CAA spokesman Richard Taylor said the rising popularity of drones meant there were now 1,500 permitted commercial operators in the UK, mostly for filming and photography.
He said there were no specific regulations regarding activities such as crop spraying – but a special permission would be required to allow larger drones weighing more than 20kg to be flown in open air space.
“We are aware of a specific request from Crop Angel, and I am not aware of any others for crop spraying until now,” he said.
“We are less interested in the specific application of drones than we are in the safety implications. We want to ensure that whatever they are being used for is being done safely. Commercial operators do require permission from us, and we require them to do some training with approved companies.
“If it is under 20kg there shouldn’t be too many hurdles, but at the moment no device over 20kg can fly outside specific designated enclosed pieces of airspace without special permission.
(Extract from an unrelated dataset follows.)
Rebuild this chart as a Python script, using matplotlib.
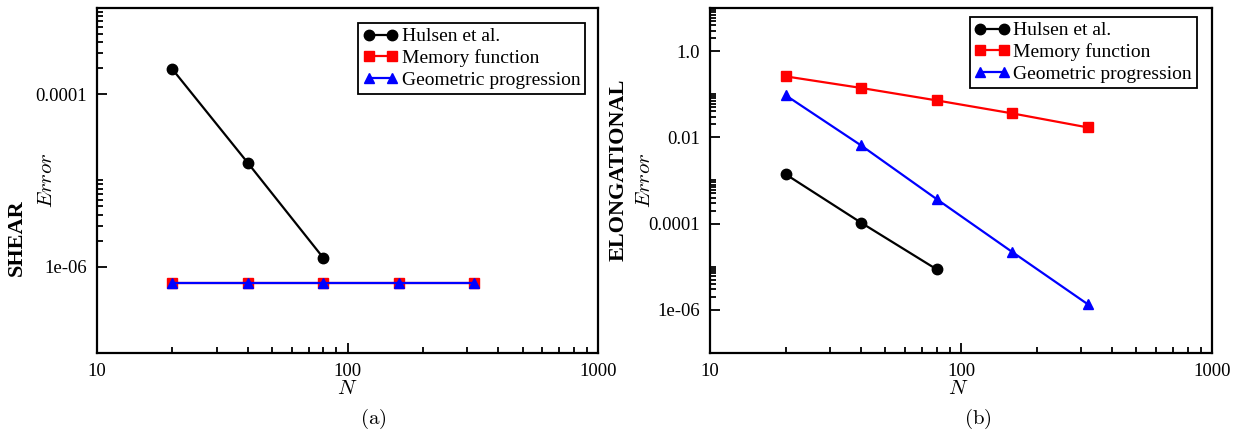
import matplotlib
matplotlib.use("Agg")
import matplotlib.pyplot as plt
import numpy as np

plt.rcParams['font.family'] = ['Liberation Serif', 'DejaVu Serif']
plt.rcParams['mathtext.fontset'] = 'cm'

# data
N = [20, 40, 80, 160, 320]
N_hulsen = [20, 40, 80]

shear_hulsen = [1.95e-4, 1.6e-5, 1.27e-6]
shear_memory = [6.5e-7, 6.5e-7, 6.5e-7, 6.5e-7, 6.5e-7]
shear_geom = [6.5e-7, 6.5e-7, 6.5e-7, 6.5e-7, 6.5e-7]

elong_hulsen = [1.4e-3, 1.05e-4, 8.7e-6]
elong_memory = [0.26, 0.14, 0.072, 0.036, 0.017]
elong_geom = [0.095, 6.5e-3, 3.7e-4, 2.2e-5, 1.35e-6]

x_ticks = [10, 100, 1000]
x_labels = ['10', '100', '1000']
shear_yticks = [1e-6, 1e-4]
shear_ylabels = ['1e-06', '0.0001']
elong_yticks = [1e-6, 1e-4, 1e-2, 1.0]
elong_ylabels = ['1e-06', '0.0001', '0.01', '1.0']


def minors(majors, lo, hi):
    # xmgrace style: minor ticks at 2..10 times each major
    out = []
    for m in majors:
        for k in range(2, 11):
            v = k * m
            if lo < v < hi:
                out.append(v)
    return out


fig = plt.figure(figsize=(12.4, 4.34), dpi=100)
ax1 = fig.add_axes([97/1240, 1-353/434, 501/1240, 345/434])
ax2 = fig.add_axes([710/1240, 1-353/434, 502/1240, 345/434])

panels = [
    (ax1, shear_hulsen, shear_memory, shear_geom, (1e-7, 1e-3), shear_yticks, shear_ylabels, (0.975, 0.9565)),
    (ax2, elong_hulsen, elong_memory, elong_geom, (1e-7, 10), elong_yticks, elong_ylabels, (0.970, 0.974)),
]

for ax, hul, mem, geo, ylim, yt, yl, anchor in panels:
    ax.plot(N_hulsen, hul, color='black', lw=1.6, marker='o', ms=7.5, label='Hulsen et al.')
    ax.plot(N, mem, color='red', lw=1.6, marker='s', ms=7, label='Memory function')
    ax.plot(N, geo, color='blue', lw=1.6, marker='^', ms=7.5, label='Geometric progression')
    ax.set_xscale('log')
    ax.set_yscale('log')
    ax.set_xlim(10, 1000)
    ax.set_ylim(*ylim)
    ax.set_xticks(x_ticks, x_labels)
    ax.set_xticks(minors([10, 100], 10, 1000), minor=True)
    ax.set_yticks(yt, yl)
    ax.set_yticks(minors(yt, ylim[0], ylim[1]), minor=True)
    ax.xaxis.set_minor_formatter(plt.NullFormatter())
    ax.yaxis.set_minor_formatter(plt.NullFormatter())
    ax.tick_params(which='both', direction='in', top=False, right=False, width=1.3, labelsize=13.5)
    ax.tick_params(which='major', length=7, pad=7)
    ax.tick_params(which='minor', length=4)
    for s in ax.spines.values():
        s.set_linewidth(1.6)
    leg = ax.legend(loc='upper right', bbox_to_anchor=anchor, borderaxespad=0, fontsize=14,
                    numpoints=2, handlelength=1.8, handletextpad=0.2, labelspacing=0.2,
                    borderpad=0.25, fancybox=False, framealpha=1, edgecolor='black')
    leg.get_frame().set_linewidth(1.3)

fig.text(347/1240, 1-389/434, r'$N$', fontsize=15, ha='center', va='center')
fig.text(958/1240, 1-389/434, r'$N$', fontsize=15, ha='center', va='center')
fig.text(373/1240, 1-419/434, r'$\mathrm{(a)}$', fontsize=15, ha='center', va='center')
fig.text(978/1240, 1-419/434, r'$\mathrm{(b)}$', fontsize=15, ha='center', va='center')

fig.text(48/1240, 1-180/434, r'$Error$', fontsize=15, rotation=90, ha='center', va='center')
fig.text(646/1240, 1-180/434, r'$Error$', fontsize=15, rotation=90, ha='center', va='center')
fig.text(17/1240, 1-238/434, 'SHEAR', fontsize=16, fontweight='bold', rotation=90, ha='center', va='center')
fig.text(619/1240, 1-170/434, 'ELONGATIONAL', fontsize=16, fontweight='bold', rotation=90, ha='center', va='center')

fig.savefig('out.png', dpi=100)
That is not to say it is a difficult process, but it will need to be done.
“The chances are that a machine capable of spraying a crop, with the added weight of the chemical, will be quite a big machine.
“We would not give permission if we thought there was anything dangerous about this operation. By its nature, it is happening in a very rural location and at a very low height.
“It is quite an obvious and sensible use of this type of technology. I am sure it will happen at some stage in the future, but it is up to the manufacturers to develop the technologies and for us as regulators to approve them where we can.”
The drone code
All flyers of UAVs or drones, whether commercial operators or hobbyists, are required to follow rules to protect the safety and privacy of people on the ground:
• Always keep your drone away from aircraft, helicopters, airports and airfields.
• Use your common sense and fly safely – you could be prosecuted if you don’t.
• Maximum flight height is 400 feet.
• UAVs must be kept within line of sight at all times, at a maximum distance of 500m.
• UAVs must not be flown within restricted areas without permission of air traffic control.
• Drones fitted with cameras must not be flown within 50 metres of people, vehicles, buildings or structures, or over congested areas or large gatherings such as concerts and sports events.